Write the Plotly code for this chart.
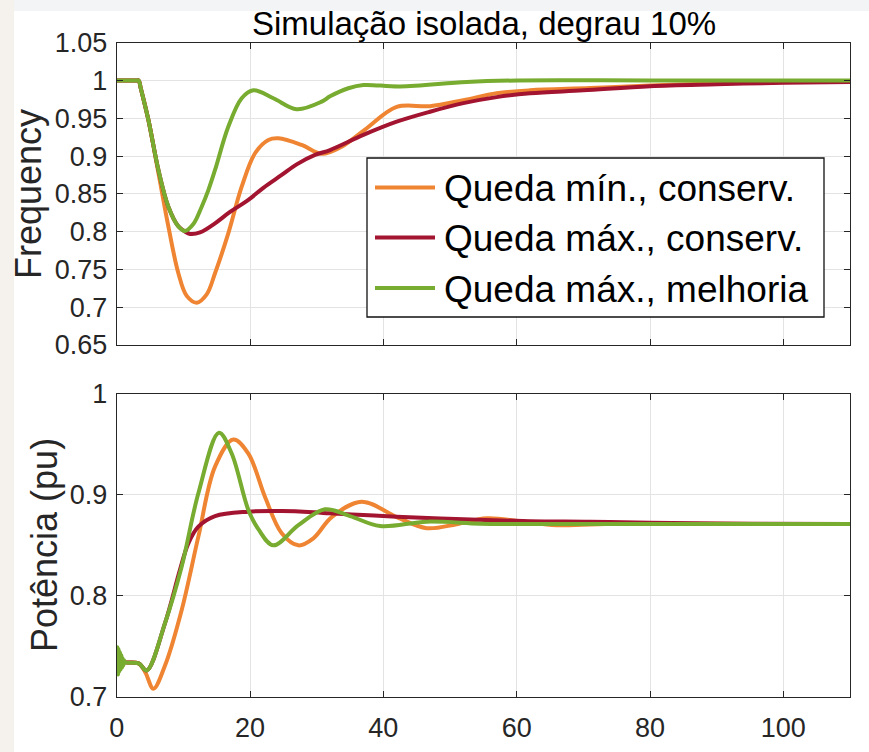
import plotly.graph_objects as go

# ---- Frequency response (top panel) ----
t_f_min_cons = [0, 3.0, 3.3, 3.6, 4.75, 6.25, 7.75, 9.25, 10.5, 12, 13.5, 14.75, 16.75, 18.75, 20.75, 22.75,
                24.25, 27.75, 30.75, 33.75, 37.25, 42, 47, 52, 57, 62, 71, 80, 90, 100, 110]
f_min_cons = [1.0, 1.0, 1.0, 0.990, 0.948, 0.878, 0.807, 0.745, 0.715, 0.706, 0.717, 0.745, 0.798, 0.8595, 0.9037,
              0.9213, 0.9235, 0.9147, 0.903, 0.9125, 0.935, 0.965, 0.966, 0.974, 0.983, 0.987, 0.990, 0.9935, 0.996,
              0.998, 0.999]

t_f_max_cons = [0, 3.0, 3.3, 3.6, 4.75, 6.25, 7.75, 9.25, 10.25, 11, 12.5, 14.75, 17, 19.75, 22, 24.75, 27,
                29.75, 32, 37, 42, 47, 52, 57, 62, 70, 80, 90, 100, 110]
f_max_cons = [1.0, 1.0, 1.0, 0.990, 0.948, 0.882, 0.833, 0.807, 0.800, 0.797, 0.799, 0.811, 0.826, 0.842, 0.858,
              0.875, 0.889, 0.9015, 0.908, 0.928, 0.9455, 0.9587, 0.970, 0.978, 0.983, 0.987, 0.9925, 0.995, 0.997,
              0.998]

t_f_max_melh = [0, 3.0, 3.3, 3.6, 4.75, 6.25, 7.75, 9.25, 10.25, 11.5, 12.75, 13.75, 14.75, 16.75, 18.75, 20.5,
                23.5, 27, 30.75, 32, 34.75, 37, 42.5, 52.5, 60, 80, 110]
f_max_melh = [1.0, 1.0, 1.0, 0.990, 0.948, 0.882, 0.833, 0.807, 0.801, 0.810, 0.833, 0.855, 0.8816, 0.939, 0.9765,
              0.987, 0.9765, 0.962, 0.972, 0.979, 0.9897, 0.994, 0.992, 0.998, 1.0, 1.0, 1.0]

# ---- Generated power (bottom panel) ----
t_p_min_cons = [0, 1.3, 3.3, 4.3, 5.5, 7.25, 9.75, 12.25, 14.75, 17.5, 19.75, 22.25, 24.75, 27.25, 29.5,
                32.25, 36.75, 42, 46.5, 51, 55.5, 60.5, 66, 75, 90, 110]
p_min_cons = [0.736, 0.734, 0.733, 0.724, 0.708, 0.731, 0.786, 0.8586, 0.928, 0.955, 0.941, 0.898, 0.862, 0.850,
              0.857, 0.878, 0.8933, 0.878, 0.867, 0.871, 0.8768, 0.874, 0.870, 0.8715, 0.8713, 0.8712]

t_p_max_cons = [0, 1.3, 3.3, 4.5, 7.25, 9.5, 10.75, 12.25, 14.75, 19.75, 24.75, 29.75, 32, 37, 42, 52,
                62, 71, 80, 95, 110]
p_max_cons = [0.736, 0.734, 0.733, 0.726, 0.773, 0.826, 0.852, 0.8685, 0.879, 0.8834, 0.884, 0.8827, 0.8817,
              0.880, 0.8784, 0.8758, 0.874, 0.8735, 0.8725, 0.8715, 0.8712]

t_p_max_melh = [0, 0.1, 0.2, 0.3, 0.4, 0.5, 0.6, 0.7, 0.8, 0.9, 1.0, 1.1, 1.3, 3.3, 4.5, 7.25, 9.75, 12.25,
                15.35, 17.25, 19.75, 21.25, 23.5, 27.25, 31.25, 35, 39.5, 46.5, 54.5, 60, 110]
p_max_melh = [0.735, 0.749, 0.722, 0.747, 0.725, 0.744, 0.727, 0.741, 0.729, 0.738, 0.731, 0.736, 0.734, 0.733,
              0.726, 0.773, 0.829, 0.9016, 0.9617, 0.941, 0.885, 0.866, 0.850, 0.870, 0.8857, 0.879, 0.8692,
              0.8735, 0.8715, 0.8712, 0.8712]

names = ["Queda mín., conserv.", "Queda máx., conserv.", "Queda máx., melhoria"]
colors = ["#EF8532", "#A2142F", "#77AC30"]

x_ticks = [0, 20, 40, 60, 80, 100]
f_ticks = [0.65, 0.7, 0.75, 0.8, 0.85, 0.9, 0.95, 1.0, 1.05]
f_labels = ["0.65", "0.7", "0.75", "0.8", "0.85", "0.9", "0.95", "1", "1.05"]
p_ticks = [0.7, 0.8, 0.9, 1.0]
p_labels = ["0.7", "0.8", "0.9", "1"]

FONT = "Liberation Sans, Arial, Helvetica, sans-serif"
INK = "#262626"
W, H = 869, 752

fig = go.Figure()

top_series = [(t_f_min_cons, f_min_cons), (t_f_max_cons, f_max_cons), (t_f_max_melh, f_max_melh)]
bot_series = [(t_p_min_cons, p_min_cons), (t_p_max_cons, p_max_cons), (t_p_max_melh, p_max_melh)]

for i, (tx, ty) in enumerate(top_series):
    fig.add_trace(go.Scatter(x=tx, y=ty, mode="lines", name=names[i],
                             line=dict(color=colors[i], width=4, shape="spline", smoothing=1.0),
                             xaxis="x", yaxis="y", showlegend=False))
for i, (tx, ty) in enumerate(bot_series):
    fig.add_trace(go.Scatter(x=tx, y=ty, mode="lines", name=names[i],
                             line=dict(color=colors[i], width=4, shape="spline", smoothing=1.0),
                             xaxis="x2", yaxis="y2", showlegend=False))

x0, x1 = 116.7 / W, 850 / W
axis_common = dict(showline=True, linecolor=INK, linewidth=1, mirror="ticks", ticks="inside",
                   ticklen=6, tickcolor=INK, showgrid=True, gridcolor="#e3e3e3", gridwidth=1,
                   zeroline=False, automargin=False, tickfont=dict(family=FONT, size=27, color=INK))

fig.update_layout(
    width=W, height=H,
    margin=dict(l=0, r=0, t=0, b=0, pad=0, autoexpand=False),
    paper_bgcolor="white", plot_bgcolor="white",
    xaxis=dict(domain=[x0, x1], range=[0, 110], tickvals=x_ticks, showticklabels=False,
               anchor="y", **axis_common),
    yaxis=dict(domain=[1 - 345 / H, 1 - 42.7 / H], range=[0.65, 1.05], tickvals=f_ticks,
               ticktext=f_labels, anchor="x", ticklabelstandoff=3, **axis_common),
    xaxis2=dict(domain=[x0, x1], range=[0, 110], tickvals=x_ticks, anchor="y2",
                ticklabelstandoff=7, **axis_common),
    yaxis2=dict(domain=[1 - 696.7 / H, 1 - 394 / H], range=[0.7, 1.0], tickvals=p_ticks,
                ticktext=p_labels, anchor="x2", ticklabelstandoff=3, **axis_common),
    showlegend=False,
)

annotations = [
    dict(text="Simulação isolada, degrau 10%", x=483.5 / W, y=1 - 23 / H, xref="paper", yref="paper",
         showarrow=False, font=dict(family=FONT, size=33, color="black"), xanchor="center", yanchor="middle"),
    dict(text="Frequency", x=28 / W, y=1 - 194 / H, xref="paper", yref="paper", textangle=-90,
         showarrow=False, font=dict(family=FONT, size=36, color=INK), xanchor="center", yanchor="middle"),
    dict(text="Potência (pu)", x=44 / W, y=1 - 545 / H, xref="paper", yref="paper", textangle=-90,
         showarrow=False, font=dict(family=FONT, size=36, color=INK), xanchor="center", yanchor="middle"),
]

# faint surround of the figure window
shapes = [
    dict(type="rect", xref="paper", yref="paper", x0=0, x1=1, y0=1 - 11 / H, y1=1,
         fillcolor="#f3f4f6", line=dict(width=0), layer="below"),
    dict(type="rect", xref="paper", yref="paper", x0=0, x1=14 / W, y0=0, y1=1,
         fillcolor="#f5f1ec", line=dict(width=0), layer="below"),
]

# legend box inside the frequency axes
leg_left, leg_right, leg_top, leg_bottom = 367, 824, 158, 317
row_y = [187.5, 237.5, 288]
shapes.append(dict(type="rect", xref="paper", yref="paper",
                   x0=leg_left / W, x1=leg_right / W, y0=1 - leg_bottom / H, y1=1 - leg_top / H,
                   fillcolor="white", line=dict(color="#111111", width=1.3), layer="above"))
for name, color, ry in zip(names, colors, row_y):
    shapes.append(dict(type="line", xref="paper", yref="paper",
                       x0=375 / W, x1=435 / W, y0=1 - ry / H, y1=1 - ry / H,
                       line=dict(color=color, width=4), layer="above"))
    annotations.append(dict(text=name, x=442 / W, y=1 - (ry + 1) / H, xref="paper", yref="paper",
                            showarrow=False, xanchor="left", yanchor="middle",
                            font=dict(family=FONT, size=37, color="black")))

fig.update_layout(annotations=annotations, shapes=shapes)

fig.write_html("out.html")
○ ○ ○ ○ ○ ○ ○
From the first line of the listing above, repeat every line through the one holding "import plotly.graph_objects as go". Both ends count, and pictures stay out.

Write the Plotly code for this chart.
import plotly.graph_objects as go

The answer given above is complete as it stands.